Class CbclReader

java.lang.Object
picard.illumina.parser.readers.BaseBclReader
picard.illumina.parser.readers.CbclReader
All Implemented Interfaces:
htsjdk.samtools.util.CloseableIterator<CbclData>, Closeable, AutoCloseable, Iterator<CbclData>

public class CbclReader extends BaseBclReader implements htsjdk.samtools.util.CloseableIterator<CbclData>
------------------------------------- CBCL Header ----------------------------------- Bytes 0 - 1 Version number, current version is 1 unsigned 16 bits little endian integer Bytes 2 - 5 Header size unsigned 32 bits little endian integer Byte 6 Number of bits per basecall unsigned Byte 7 Number of bits per q-score unsigned

q-val mapping info Bytes 0-3 Number of bins (B), zero indicates no mapping B pairs of 4 byte values (if B > 0) {from, to}, {from, to}, {from, to} from: quality score bin to: quality score

Number of tile records unsigned 32bits little endian integer

gzip virtual file offsets, one record per tile Bytes 0-3: tile number Bytes 4-7 Number of clusters that were written into the current block (required due to bit-packed q-scores) unsigned 32 bit integer

Bytes 8-11 Uncompressed block size of the tile data (useful for sanity check when excluding non-PF clusters) unsigned 32 bit integer

Bytes 12-15 Compressed block size of the tile data unsigned 32 bit integer

non-PF clusters excluded flag 1: non-PF clusters are excluded 0: non-PF clusters are included

------------------------------------- CBCL File Content -----------------------------------

N blocks of gzip files, where N is the number of tiles.

Each block consists of C number of basecall, quality score pairs where C is the number of clusters for the given tile.

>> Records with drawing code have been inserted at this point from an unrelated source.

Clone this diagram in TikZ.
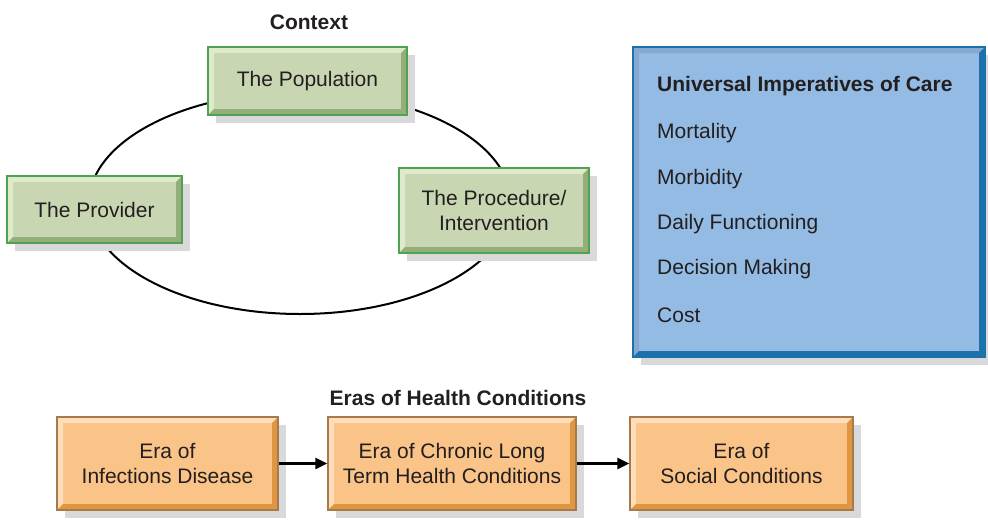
\documentclass[tikz,border=0pt]{standalone}
\usepackage{fontspec}
\setmainfont{Liberation Sans}
\usetikzlibrary{arrows.meta}
\definecolor{txt}{HTML}{231F20}
\definecolor{shadowc}{HTML}{D9D9DC}
\definecolor{gmain}{HTML}{C8D6B1}
\definecolor{glight}{HTML}{DDEBCA}
\definecolor{gdark}{HTML}{93AE78}
\definecolor{gborder}{HTML}{4FA24F}
\definecolor{bmain}{HTML}{93BBE3}
\definecolor{blight}{HTML}{84AAD1}
\definecolor{bdark}{HTML}{1B72AA}
\definecolor{omain}{HTML}{FAC387}
\definecolor{olight}{HTML}{FDDDBA}
\definecolor{odark}{HTML}{E0953F}
\definecolor{oborder}{HTML}{A57A4C}
\tikzset{
  txtstyle/.style={font=\fontsize{21}{25}\selectfont, text=txt},
  bevelbox/.style n args={4}{
    draw=#3, line width=1.2pt, fill=#1, inner sep=0pt, align=center,
    txtstyle,
    preaction={fill=shadowc, draw=none, transform canvas={xshift=8pt,yshift=-8pt}},
    path picture={
      \fill[#2] (path picture bounding box.north west) -- (path picture bounding box.north east)
        -- ([xshift=-6pt,yshift=-6pt]path picture bounding box.north east)
        -- ([xshift=6pt,yshift=-6pt]path picture bounding box.north west) -- cycle;
      \fill[#2] (path picture bounding box.north west) -- (path picture bounding box.south west)
        -- ([xshift=6pt,yshift=6pt]path picture bounding box.south west)
        -- ([xshift=6pt,yshift=-6pt]path picture bounding box.north west) -- cycle;
      \fill[#4] (path picture bounding box.north east) -- (path picture bounding box.south east)
        -- ([xshift=-6pt,yshift=6pt]path picture bounding box.south east)
        -- ([xshift=-6pt,yshift=-6pt]path picture bounding box.north east) -- cycle;
      \fill[#4] (path picture bounding box.south west) -- (path picture bounding box.south east)
        -- ([xshift=-6pt,yshift=6pt]path picture bounding box.south east)
        -- ([xshift=6pt,yshift=6pt]path picture bounding box.south west) -- cycle;
    }
  },
  greenbox/.style={bevelbox={gmain}{glight}{gborder}{gdark}},
  bluebox/.style={bevelbox={bmain}{blight}{bdark}{bdark}},
  orangebox/.style={bevelbox={omain}{olight}{oborder}{odark}},
  title/.style={font=\fontsize{21}{25}\selectfont\bfseries, text=txt},
  listitem/.style={txtstyle, anchor=west, inner sep=0pt},
  flow/.style={line width=2.4pt, -{Triangle[length=12pt,width=11pt]}}
}
\begin{document}
\begin{tikzpicture}[x=1pt,y=-1pt]
\useasboundingbox (0,0) rectangle (988,523);
\draw[line width=2pt, black] (300,203) ellipse [x radius=211, y radius=111];
\node[title] (ctx) at (309,22) {Context};
\node[greenbox, minimum width=199pt, minimum height=68pt] (pop) at (307.5,81) {The Population};
\node[greenbox, minimum width=175pt, minimum height=67pt] (prov) at (94.5,209.5) {The Provider};
\node[greenbox, minimum width=190pt, minimum height=85pt] (proc) at (494,210.5) {The Procedure/\\Intervention};
\node[bluebox, minimum width=352pt, minimum height=310pt] (blue) at (809,202) {};
\node[listitem, font=\fontsize{21}{25}\selectfont\bfseries] (uic) at (657,86) {Universal Imperatives of Care};
\node[listitem] (mort) at (657,133) {Mortality};
\node[listitem] (morb) at (657,179) {Morbidity};
\node[listitem] (daily) at (657,224) {Daily Functioning};
\node[listitem] (dec) at (657,269) {Decision Making};
\node[listitem] (cost) at (657,315) {Cost};
\node[title] (eras) at (458,398) {Eras of Health Conditions};
\node[orangebox, minimum width=221pt, minimum height=93pt] (e1) at (167.5,463.5) {Era of\\Infections Disease};
\node[orangebox, minimum width=248pt, minimum height=93pt] (e2) at (452,463.5) {Era of Chronic Long\\Term Health Conditions};
\node[orangebox, minimum width=223pt, minimum height=93pt] (e3) at (741.5,463.5) {Era of\\Social Conditions};
\draw[flow] (e1.east) -- (e2.west);
\draw[flow] (e2.east) -- (e3.west);
\end{tikzpicture}
\end{document}
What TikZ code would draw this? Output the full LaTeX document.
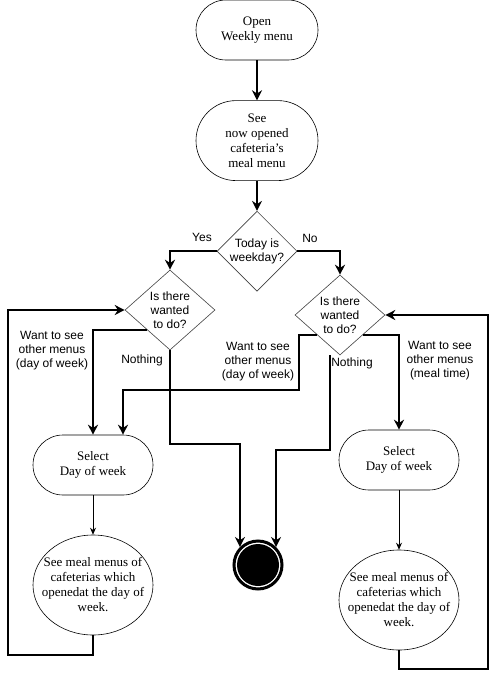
\documentclass[tikz,border=0pt]{standalone}
\usepackage{fontspec}
\setmainfont{Liberation Serif}
\newfontfamily\labelfont{Liberation Sans}
\usetikzlibrary{arrows.meta, positioning, shapes.geometric}

\begin{document}
\begin{tikzpicture}[x=1pt, y=-1pt, node distance=40pt,
    activity/.style={draw, rectangle, rounded corners=30pt, align=center, minimum width=122pt, minimum height=60pt, line width=0.6pt, font=\fontsize{13}{15}\selectfont},
    decision/.style={draw=black!75, diamond, minimum width=90pt, minimum height=80pt, inner sep=0pt, line width=0.6pt},
    outcome/.style={draw, ellipse, minimum width=120pt, minimum height=100pt, inner sep=0pt, line width=0.6pt},
    ask/.style={font=\labelfont\fontsize{12}{14}\selectfont, align=center},
    meal/.style={font=\fontsize{13}{15}\selectfont, align=center},
    flow/.style={-{Stealth[length=10pt, width=10pt]}, line width=2pt},
    thin flow/.style={-{Stealth[length=7pt, width=6pt]}, line width=0.8pt}]
    \useasboundingbox (0,0) rectangle (498,680);

    \node[activity] (open) at (257,30) {Open\\Weekly menu};
    \node[activity, minimum height=80pt, rounded corners=40pt, below=of open] (see) {See\\now opened\\cafeteria's\\meal menu};
    \node[decision, minimum width=80pt, below=30pt of see, label={[ask]center:{Today is\\weekday?}}] (today) {};
    \node[decision, label={[ask]center:{Is there\\wanted\\to do?}}] (ldec) at (170,310) {};
    \node[decision, label={[ask]center:{Is there\\wanted\\to do?}}] (rdec) at (340,315) {};
    \node[activity, minimum width=120pt] (lsel) at (93,465) {Select\\Day of week};
    \node[activity, minimum width=120pt] (rsel) at (399,460) {Select\\Day of week};
    \node[outcome, label={[meal]center:{See meal menus of\\cafeterias which\\openedat the day of\\week.}}] (lsee) at (93,585) {};
    \node[outcome, label={[meal]center:{See meal menus of\\cafeterias which\\openedat the day of\\week.}}] (rsee) at (399,600) {};
    \node[circle, draw, line width=3pt, minimum size=48pt, fill=white,
          path picture={\fill[black] (path picture bounding box.center) circle (21pt);}] (fin) at (258,565) {};

    % labels on the branches
    \node[ask] (yes) at (202,237) {Yes};
    \node[ask] (no) at (310,238) {No};
    \node[ask] (lwant) at (52,351) {Want to see\\other menus\\(day of week)};
    \node[ask] (lnothing) at (142,360) {Nothing};
    \node[ask] (mwant) at (258,362) {Want to see\\other menus\\(day of week)};
    \node[ask] (rnothing) at (352,363) {Nothing};
    \node[ask] (rwant) at (440,361) {Want to see\\other menus\\(meal time)};

    \draw[flow] (open) -- (see);
    \draw[flow] (see) -- (today);
    \draw[flow] (today.west) -| (ldec.north);
    \draw[flow] (today.east) -| (rdec.north);
    \draw[flow] (ldec.220) -| (lsel.north);
    \draw[flow] (ldec.south) -- ++(0,94) -| (fin.135);
    \draw[flow] (rdec.220) -- ++(-18,0) -- ++(0,55) -| ([xshift=30pt]lsel.north);
    \draw[flow] ([xshift=-10pt]rdec.south) -- ++(0,95) -| (fin.45);
    \draw[flow] (rdec.320) -| (rsel.north);
    \draw[thin flow] (lsel) -- (lsee);
    \draw[thin flow] (rsel) -- (rsee);
    \draw[flow] (lsee.south) -- ++(0,20) -- ++(-85,0) |- (ldec.west);
    \draw[flow] (rsee.south) -- ++(0,19) -- ++(89,0) |- (rdec.east);
\end{tikzpicture}
\end{document}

Each basecall, quality score pair has the following format (assuming 2 bits are used for the basecalls): Bits 0-1: Basecalls (respectively [A, C, G, T] for [00, 01, 10, 11]) Bits 2 and up: Quality score (unsigned Q bit little endian integer where Q is the number of bits per q-score). For a two bit quality score, this is two clusters per byte where the bottom 4 bits are the first cluster and the higher 4 bits are the second cluster.